Yep - I’m generally hard pressed to get irritated enough to even go as low as 10% (despite being Canadian); however, one time my companion and I left absolutely nothing.
There were a number of different reasons including slow, surly service, not being check on, waitress disappearing forever; however, none of those things would have done it. My companion (then boyfriend) was Indian (East, not Native) as was the waitress. Let’s just say she made her disapproval of us as a couple VERY clear.
I mean, she can believe what she wants to believe, but keep her racist shit to herself on the job or get no tip.
ETA: I forgot to answer the OP! I don’t think I’ve ever forgotten, or if I have I still haven’t remembered! :eek:
This past summer, I was in Oklahoma for training on a new sorting system. I left my debit card home with my wife and daughter, with the understanding that it was to be used for all expenses, and that taking a cab to go to dinner once in a while was perfectly acceptable. Well, they went to Claim Jumper one evening, which was fine. When I got home, and saw the charge, I asked my daughter how much of a tip she had left. I was horrified to hear that she hadn’t left a tip at all.
She knows better than that, too. Hell, half the time we go out to eat, she insists on breaking out the tip calculator on her cell phone and telling ME how much I’m going to leave.
Needless to say, we went out to Claim Jumper that evening, and I had her point out the waiter from their prior visit. He wasn’t our server that evening, but he did come over to our table, and let me tell him what had happened. I tried to give him a twenty, but he refused to accept it.
I tipped extra-generously that night when the check came.

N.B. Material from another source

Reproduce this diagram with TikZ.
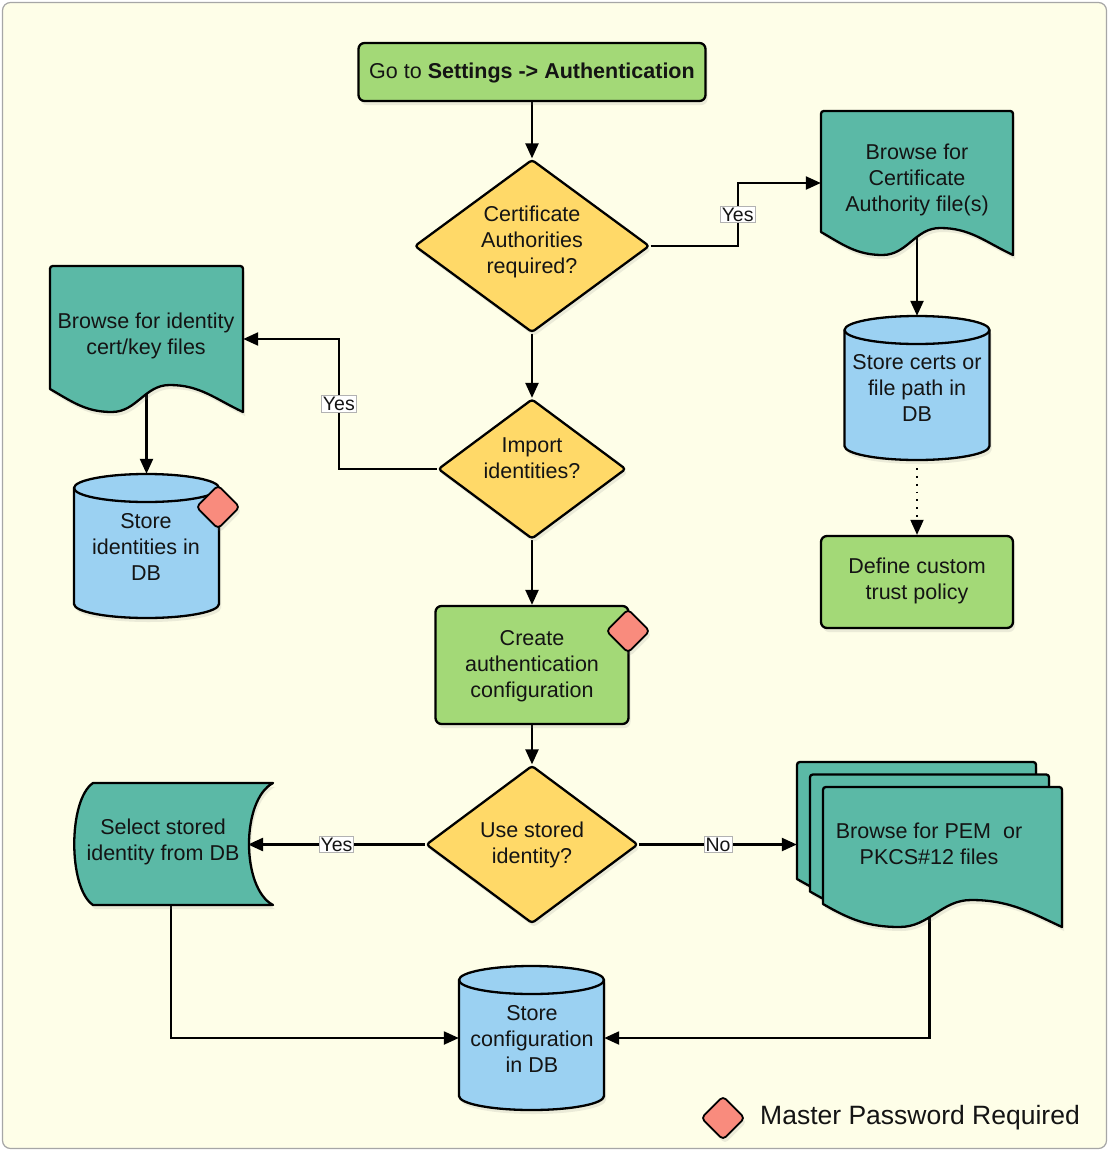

Something else you may want to know about: what’s considered good service in the US includes things like the server brightly saying “HI! I’m Kelly, I’ll be your server tonight!” and coming to the table several times to ask whether everything is all right. So if you get waiters who hover a lot more than you’re used to, just dump it into a bag labeled “cultural differences”.
Actually, that’s much more common here in the UK now as well. If done well, I quite like it. What I can’t stand is where it’s done grudgingly as if the waiter is following a (much disliked) script.
For example, last night my family and I went for a Chinese meal. During both the starter and the main course, the waiter came over to ask us if everything was OK. The thing was, it sounded like he actually cared - which was nice. We tipped about 10%, which is pretty acceptable in the UK.
My grandmother would take the money off the table after everyone had left if she thought we were tipping too much.
I wish she had the ability to be embarrassed.
Am I the only one who tips for takeout? We have a locally owned restaurant down the way from us that will prepare any meal for pickup and I always tip at least one or two dollars. It usually equates to 5-10% of the bill but I always assumed it was what was socially required. I don’t mind doing it, since they take the time to take the order and bag it up but I hope I’m not the only one who does it lol
I tip for takeout. Most of the places we order from give a 10% discount for pickup and I add that back for the tip.
At the comedy club I’m a regular at I usually tip a flat $10.00 no matter what I order. Some times It’s a $8.00 tab other times in the 20’s.